== GIVEN DATA ==
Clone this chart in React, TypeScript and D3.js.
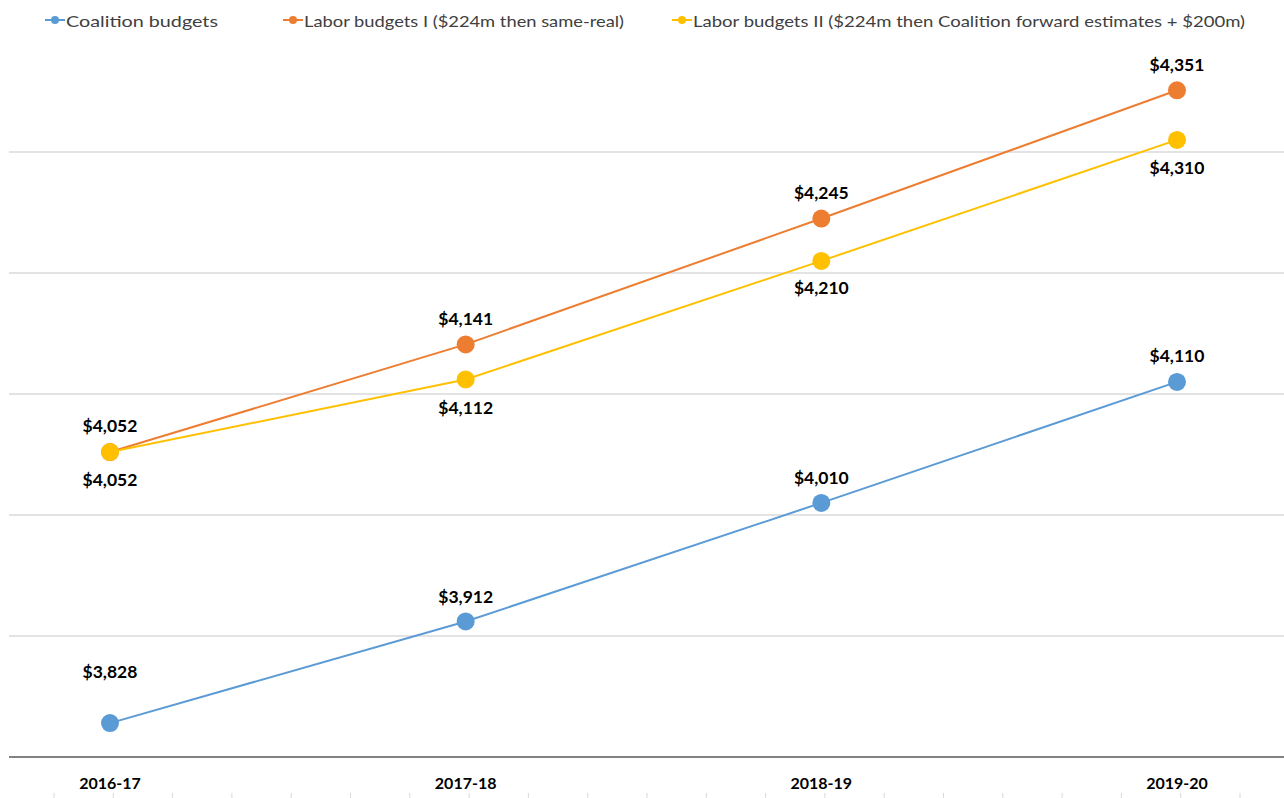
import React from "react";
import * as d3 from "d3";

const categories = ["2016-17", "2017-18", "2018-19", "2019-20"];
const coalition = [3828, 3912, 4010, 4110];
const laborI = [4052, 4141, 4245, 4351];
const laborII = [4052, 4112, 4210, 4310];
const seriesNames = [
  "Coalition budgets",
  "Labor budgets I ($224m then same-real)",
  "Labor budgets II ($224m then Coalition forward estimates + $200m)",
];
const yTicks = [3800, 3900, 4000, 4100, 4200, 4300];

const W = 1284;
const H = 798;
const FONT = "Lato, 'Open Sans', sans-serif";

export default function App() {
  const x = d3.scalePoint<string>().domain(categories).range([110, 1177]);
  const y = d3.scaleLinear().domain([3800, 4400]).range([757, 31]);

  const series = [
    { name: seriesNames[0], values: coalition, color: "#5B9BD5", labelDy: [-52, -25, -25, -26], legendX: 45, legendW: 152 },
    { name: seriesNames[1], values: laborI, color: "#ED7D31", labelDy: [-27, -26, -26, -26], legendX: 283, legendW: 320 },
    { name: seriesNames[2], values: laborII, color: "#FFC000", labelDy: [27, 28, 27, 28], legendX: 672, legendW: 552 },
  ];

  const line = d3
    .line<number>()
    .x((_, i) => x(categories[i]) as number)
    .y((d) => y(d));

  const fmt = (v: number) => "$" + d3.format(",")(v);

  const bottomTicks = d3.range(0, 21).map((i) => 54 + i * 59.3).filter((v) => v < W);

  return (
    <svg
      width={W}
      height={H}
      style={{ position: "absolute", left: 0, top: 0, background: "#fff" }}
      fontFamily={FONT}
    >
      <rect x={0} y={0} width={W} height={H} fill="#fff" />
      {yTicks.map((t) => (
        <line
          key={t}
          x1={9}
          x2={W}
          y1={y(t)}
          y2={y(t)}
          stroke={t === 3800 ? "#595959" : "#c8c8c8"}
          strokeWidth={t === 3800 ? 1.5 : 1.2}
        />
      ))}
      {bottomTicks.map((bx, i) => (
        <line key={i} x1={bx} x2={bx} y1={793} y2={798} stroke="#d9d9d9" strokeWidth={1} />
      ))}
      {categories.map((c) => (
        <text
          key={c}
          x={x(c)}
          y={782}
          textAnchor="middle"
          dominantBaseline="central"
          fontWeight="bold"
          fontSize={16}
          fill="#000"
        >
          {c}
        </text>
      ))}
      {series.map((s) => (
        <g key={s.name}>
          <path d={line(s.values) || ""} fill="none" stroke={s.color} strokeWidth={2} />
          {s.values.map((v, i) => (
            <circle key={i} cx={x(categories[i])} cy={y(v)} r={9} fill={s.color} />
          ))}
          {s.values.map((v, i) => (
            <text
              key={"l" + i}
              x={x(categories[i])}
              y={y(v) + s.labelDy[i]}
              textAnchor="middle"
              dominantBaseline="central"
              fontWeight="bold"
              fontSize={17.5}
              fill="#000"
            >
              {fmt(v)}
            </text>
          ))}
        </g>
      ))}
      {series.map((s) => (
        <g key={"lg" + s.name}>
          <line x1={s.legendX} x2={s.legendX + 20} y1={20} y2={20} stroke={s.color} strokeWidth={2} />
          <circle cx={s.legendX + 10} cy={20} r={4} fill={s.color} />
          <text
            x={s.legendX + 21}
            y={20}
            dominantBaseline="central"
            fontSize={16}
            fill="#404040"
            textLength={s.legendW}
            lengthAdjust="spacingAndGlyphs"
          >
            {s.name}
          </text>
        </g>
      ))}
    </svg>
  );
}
===
§ GOAL: Leave out any pictures and return exactly the lines from the beginning of the data through the line with "const bottomTicks = d3.range(0, 21).map((i)", inclusive.

§ SOLUTION:
Clone this chart in React, TypeScript and D3.js.
import React from "react";
import * as d3 from "d3";

const categories = ["2016-17", "2017-18", "2018-19", "2019-20"];
const coalition = [3828, 3912, 4010, 4110];
const laborI = [4052, 4141, 4245, 4351];
const laborII = [4052, 4112, 4210, 4310];
const seriesNames = [
  "Coalition budgets",
  "Labor budgets I ($224m then same-real)",
  "Labor budgets II ($224m then Coalition forward estimates + $200m)",
];
const yTicks = [3800, 3900, 4000, 4100, 4200, 4300];

const W = 1284;
const H = 798;
const FONT = "Lato, 'Open Sans', sans-serif";

export default function App() {
  const x = d3.scalePoint<string>().domain(categories).range([110, 1177]);
  const y = d3.scaleLinear().domain([3800, 4400]).range([757, 31]);

  const series = [
    { name: seriesNames[0], values: coalition, color: "#5B9BD5", labelDy: [-52, -25, -25, -26], legendX: 45, legendW: 152 },
    { name: seriesNames[1], values: laborI, color: "#ED7D31", labelDy: [-27, -26, -26, -26], legendX: 283, legendW: 320 },
    { name: seriesNames[2], values: laborII, color: "#FFC000", labelDy: [27, 28, 27, 28], legendX: 672, legendW: 552 },
  ];

  const line = d3
    .line<number>()
    .x((_, i) => x(categories[i]) as number)
    .y((d) => y(d));

  const fmt = (v: number) => "$" + d3.format(",")(v);

  const bottomTicks = d3.range(0, 21).map((i) => 54 + i * 59.3).filter((v) => v < W);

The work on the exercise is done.